Other than cleaning, I have actually been enjoying going to the different markets and exploring what is available for me to buy. It is intimidating at first to shop in the market, especially when dealing in a foreign language, but once you get the hang of it, it is a lot of fun. I get a kick out of playing the game of walking away or forcing the merchants next to each other to compete on price.

I am working on clipping some video together now so that you all can see more of the actual country and not just my room. Hopefully it doesn't take too long to upload!

Thursday, January 5, 2012

A Note on Cooking

Part of experiencing a new culture is tasting the food of the country you are staying in. I love to try food from different parts of the world and to see the unique ways that people prepare the same simple ingredients. Unfortunately, Rwanda is not known for fine cuisine.

Food in Rwanda tends to be bland and overcooked. Rwandans prefer quantity over quality. I believe that the food is cooked to a mush because Rwandans do not like to chew. The goal is to cram down as much food as possible before your stomach tells you to stop. Chewing only slows this process down.

Even worse, the umukozi who works for my headmaster uses about five times as much salt as normal. Thank God I'm able to cook for myself now! The gas stove that I bought is the best investment ever!

Here is what the umukozi cooked last night.

And here is what I cooked (reheated from the night before).

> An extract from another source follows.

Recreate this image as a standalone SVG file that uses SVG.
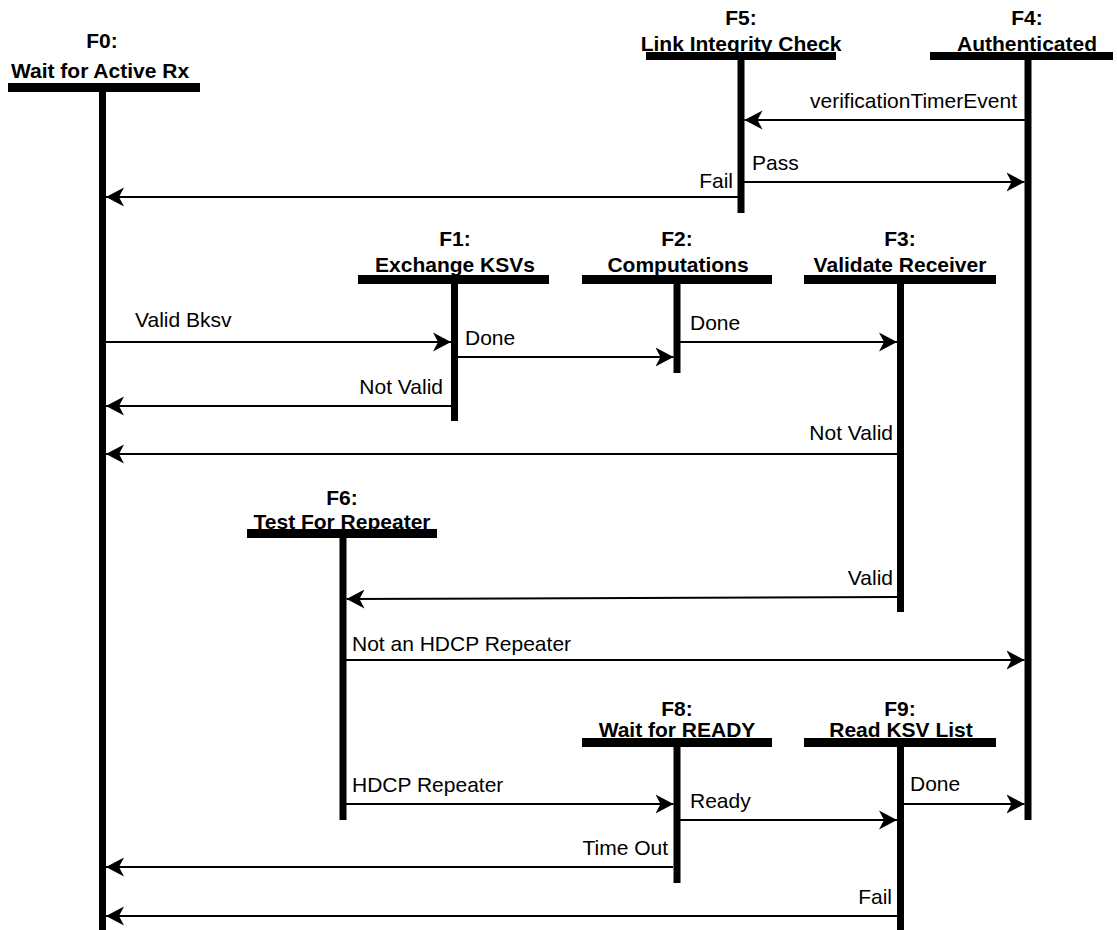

Now, granted, they don't look too much different. They are the same ingredients, after all. But the difference is in the texture. And the seasoning. Even though the soup I made was brothy, the vegetables were still more crisp and tasted like more than just salt.

I have a desire to teach people about nutrition while I am here. There is an availability of good, fresh food and spices and it is all fairly affordable. And when food is not overcooked, it retains its nutrients, which means that more money can be spent on flavorful spices rather than on more bland food. And when you don't overcook your food, you spend less time cooking. This means that you can eat at a reasonable hour, as opposed to eating right before going to bed, which is terrible for digestion and metabolism.

Here is an example. I cooked this for dinner tonight. It took me less than 30 minutes.

Spicy penne and vegetables

And I know that most Rwandans don't have the luxury of a gas stove, but cooking over fire shouldn't add more than 15-30 minutes to the cooking time. I have seen cooking go on for 2-3 hours!

Here's to hoping that I can teach some Rwandans how to cook.

Wednesday, January 4, 2012

Umwaka Mwiza!

Happy New Year, everyone! I had a busy weekend celebrating, but I've still managed to get a lot done around the "house" (my room at the school). I'm probably not going to get a house of my own, so I've been settling into this place the best I can. I have been accumulating things little by little to make myself more independent.

I had a guy come over and build shelves for my closet. It has really helped me to get organized. It was interesting haggling with the carpenter to agree on a price. He asked for 3,000 FRW. I offered 1,000 FRW. He refused and left. I called him a few minutes later and offered him 2,000 FRW. He gladly accepted. It's strange that 1,000 FRW seems like so much to me. It's equivalent to less than $2.00.


I think I have as many hangers here as I did in the States! Thanks, Peace Corps, for a decent move-in allowance.

Welcome to my office. The baskets alone are probably worth a tenth of my monthly allowance, but worth it for the organization. I hate seeing my things randomly dispersed throughout the room.

My next step will be finishing cleaning the walls and above the closet. Then, I will move on to the bathroom. The bathroom is a place where I hear the music from the shower scene in the movie Psycho whenever I open the door. It will be interesting trying to clean it up.

Well, I hope you all had a great New Year's celebration. See you in two years, America.